Heavy rain under the influence of low pressure in Bay of Bengal lashed Bhubaneswar from morning, leading to waterlogging in low-lying areas and vulnerable points. As it has been witnessed for the last several years, the road in front of Iskcon temple in Nayapalli, Bomikhal, Acharya Vihar and Rasulgarh were worst affected.
With knee-deep water flowing in front of Iskcon temple, the vehicular movement came to a standstill as hundreds of vehicles were stranded on the road. Heavy vehicular traffic congestion was also witnessed at Rasulgarh square which has proved to be bottleneck. The junction is used by the heavy vehicles on Kolkata-Vjaynagaram route of the National Highway.
In Bomikhal and Jaydev Vihar, which are located in low-lying areas of the city, rainwater with drain water entered the houses. The families were found draining out the muddy water in mugs and buckets from their houses in the two places.
According to sources, BSCL, BDA and BMC have been exploring ways to collaborate with specialised agencies to address waterlogging in the city as part of their climate-friendly initiatives. Last month, the BSCL had stated that a storm water master plan would be worked out on pilot basis for Nayapalli area to address the waterlogging problem in front of Iskcon temple.
The BSCL officials said a detailed master plan for Iskcon temple area and Ward 4 would be worked out. BSCL CMD and BDA vice-chairman Sanjay Singh also held talks with a delegation of German-based Deutsche Gesellschaft fur Internationale Zusammenarbeit (GIZ) on these issues for collaboration with the agency in this regard. Discussion took place regarding the storm water management master plan, mapping of potential rainwater harvesting locations in Bhubaneswar and a topographical survey, said the officials.
BSCL was also working with GIZ to develop ‘Mu City Saviour’ app which will assist in reporting waterlogging in Bhubaneswar and taking safety measures in advance.

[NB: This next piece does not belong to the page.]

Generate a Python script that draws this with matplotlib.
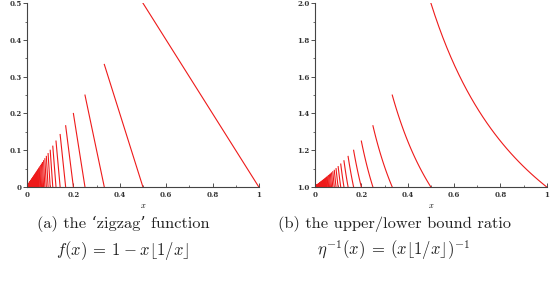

At the same time, the state government was planning to bring Gangua nullah under control of BMC to expedite its cleaning and increase its carrying capacity for drainage of storm water from the city. The nullah is currently under administrative control of Water Resources department.
Bhubaneswar Mayor Sulochana Das said BMC is managing 625 km of internal drains and major storm water drainage channels at present. As the storm water drainage channels are connected to Gangua, the nullah needs to be cleaned and made encroachment free for smooth flow of rainwater. Once the nullah comes under BMC control and fund is sanctioned for the purpose, its cleaning operation would start, she added.

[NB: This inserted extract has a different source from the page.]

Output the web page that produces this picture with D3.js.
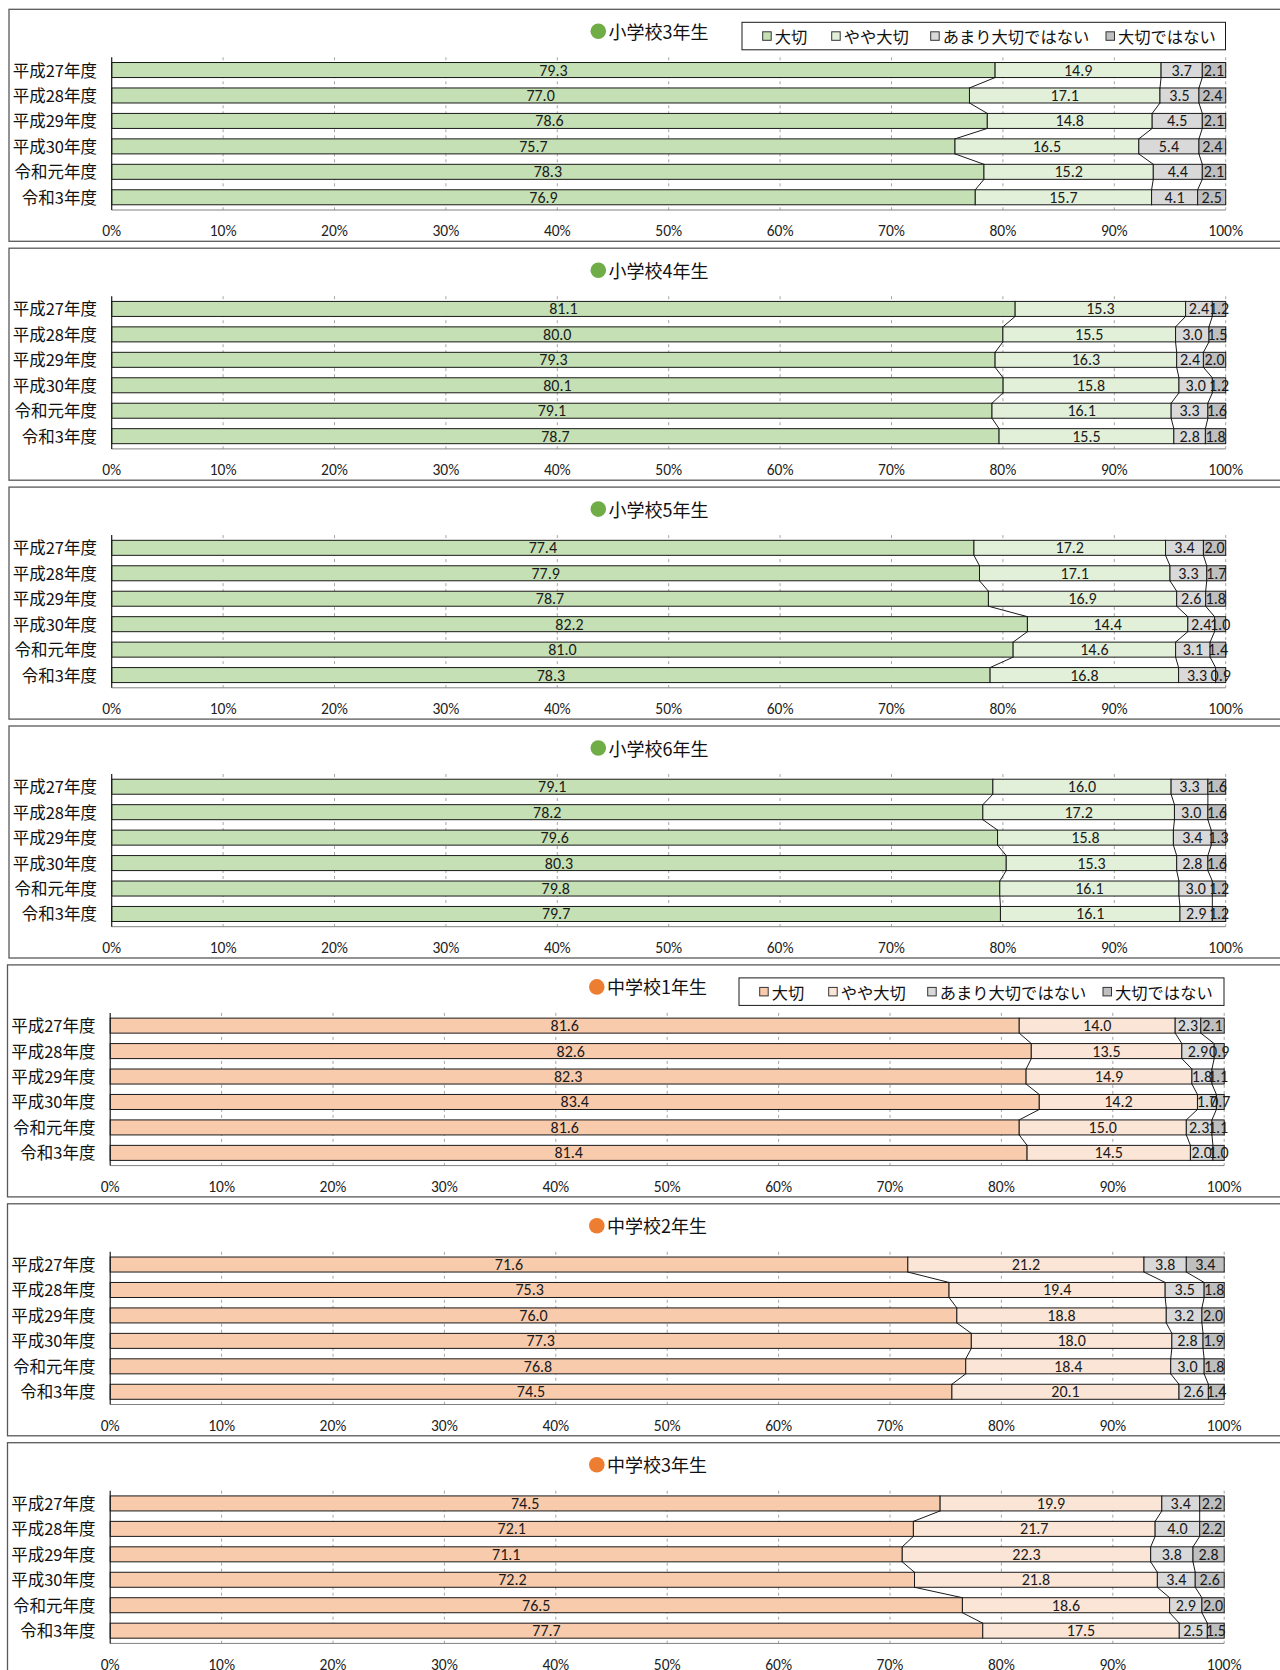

The 45-km nullah, originating from Chandaka forest, flows from the west to south-eastern side of the city before entering Daya river. The nullah has become a major outflow of sewerage as the waste water enters it at different points. Eight out of 10 major natural drainage channels in the city are directly connected to Gangua. Waste water of the remaining two natural drains also enters the nullah.